There are a number of standard Internet services that users want and that most sites try to support. There are important reasons to use these services; indeed, without them, there is little reason to be connected to the Internet at all. But there are also potential security problems with each of them.
What services do you want to support at your site? Which ones can you support securely? Every site is different. Every site has its own security policy and its own working environment. For example, do all your users need electronic mail? Do they all need to transfer files to sites outside your organization? How about downloading files from sites outside the organization's own network? What information do you need to make available to the public on the Web? What sort of control do you want over web browsing from within your site? Who should be able to log in remotely from another location over the Internet?
This chapter briefly summarizes the major Internet services your users may be interested in using. It provides only a high-level summary (details are given in later chapters). None of these services are really secure; each one has its own security weaknesses, and each has been exploited in various ways by attackers. Before you decide to support a service at your site, you will have to assess how important it is to your users and whether you will be able to protect them from its dangers. There are various ways of doing this: running the services only on certain protected machines; using especially secure variants of the standard services; or, in some cases, blocking the services completely to or from some or all outside systems.
This chapter doesn't list every Internet service -- it can't. Such a list would be incomplete as soon as it was finished and would include services of interest only to a few sites in the world. Instead, we attempt to list the major services, and we hope this book will give you the background you need to make decisions about new services as you encounter them.
anagers and system administrators together need to decide which services to support at your site and to what extent. This is a continuous process; you will change your decisions as new services become available and as your needs change. These decisions are the single most important factor in determining how secure your site will be, much more important than the precise type of technology you use in implementing them. No firewall can protect you from things you have explicitly chosen to allow through it.
Getting Started with Internet ServicesAre you just getting connected? Or, have you been connected for a while but are getting concerned about Internet security? Where should you start? Many system administrators try to be too ambitious. If you attempt to develop and deploy the be-all and end-all of firewall systems right from day one, you probably aren't going to succeed. The field is just too complex, and the technology is changing so fast that it will change out from under you before you get such an endeavor "finished".
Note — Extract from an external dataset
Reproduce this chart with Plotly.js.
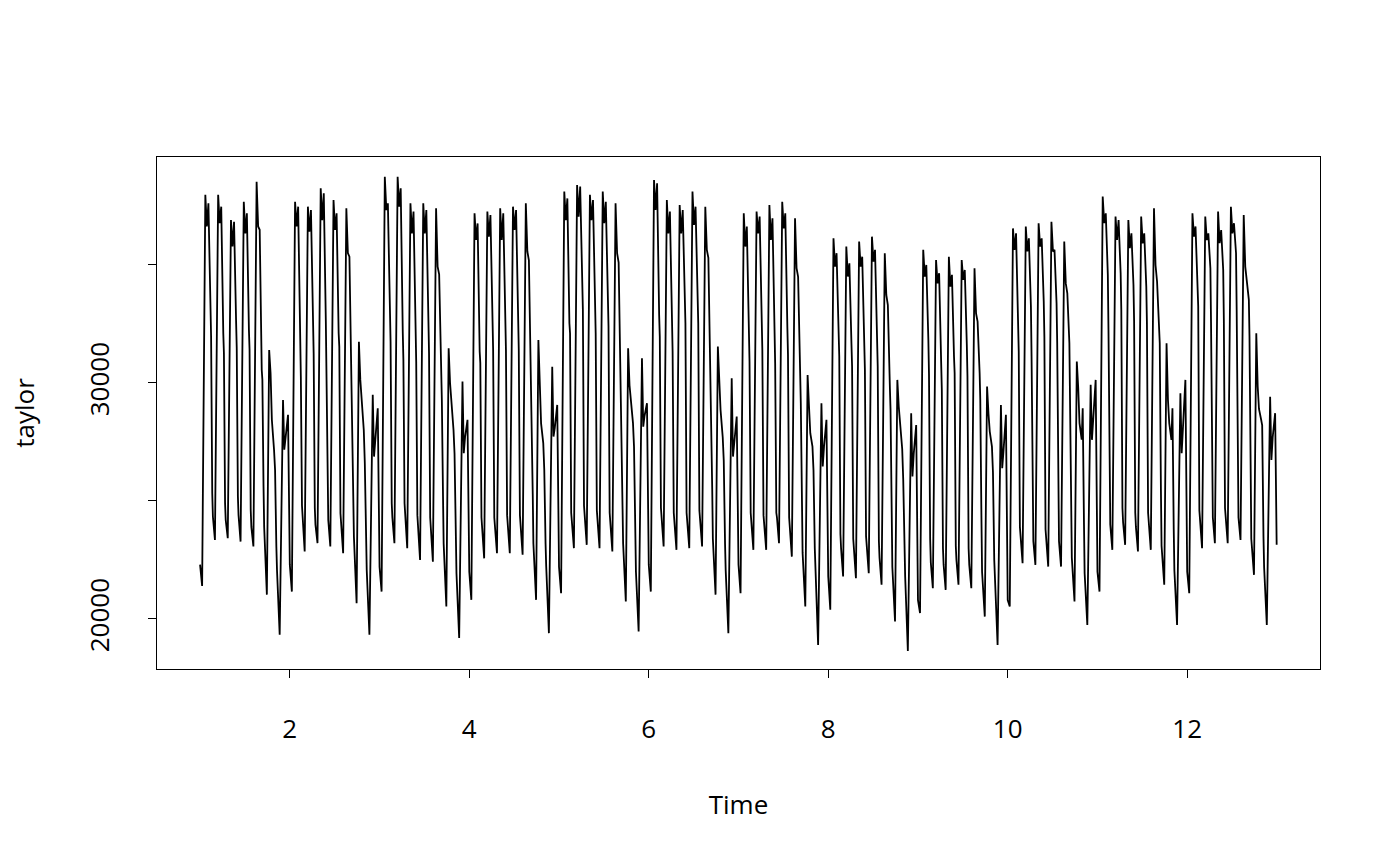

Start small. At many sites, it boils down to five basic services. If you can provide these services securely, most of your users will be satisfied, at least for a while.
All five of these services can be safely provided in a number of different ways, including packet filtering and proxies -- firewall approaches discussed in Part II, "Building Firewalls" of this book. Providing these services lets your users access most Internet resources, and it buys you time to figure out how to provide the rest of the services they'll be asking for soon.
- World Wide Web access (HTTP).
- Electronic mail (SMTP).
File transfer (FTP).
Remote terminal access (Telnet or preferably SSH).
Hostname/address lookup (DNS): Users generally don't use this service directly, but it underlies the other four services by translating Internet hostnames to IP addresses and vice versa.
It is also possible to use "insecure" services in secure ways -- it just has to be done with more caution. For instance, electronic mail over Simple Mail Transfer Protocol (SMTP) is a classic example of an "insecure" service. However, if you carefully configure your mail servers and encrypt message bodies, you can achieve the goals mentioned previously. (This still won't save you if somebody mails you an evil program and you run it!)
Similarly, chain saws are extremely unsafe objects, but people still use them regularly with appropriate precautions and very little risk. Plastic bags are really quite safe objects, but you can still hurt yourself with one in a variety of ways, ranging from putting it over your head and suffocating, to slipping on one on the stairs and breaking your leg. When you evaluate the security of a service, you should be sure that you're thinking of its security implications to your environment in your intended configurations -- whether or not it's "secure" or "safe" in the abstract is not of any great interest. For further information about evaluating services and their security, see Chapter 13, "Internet Services and Firewalls".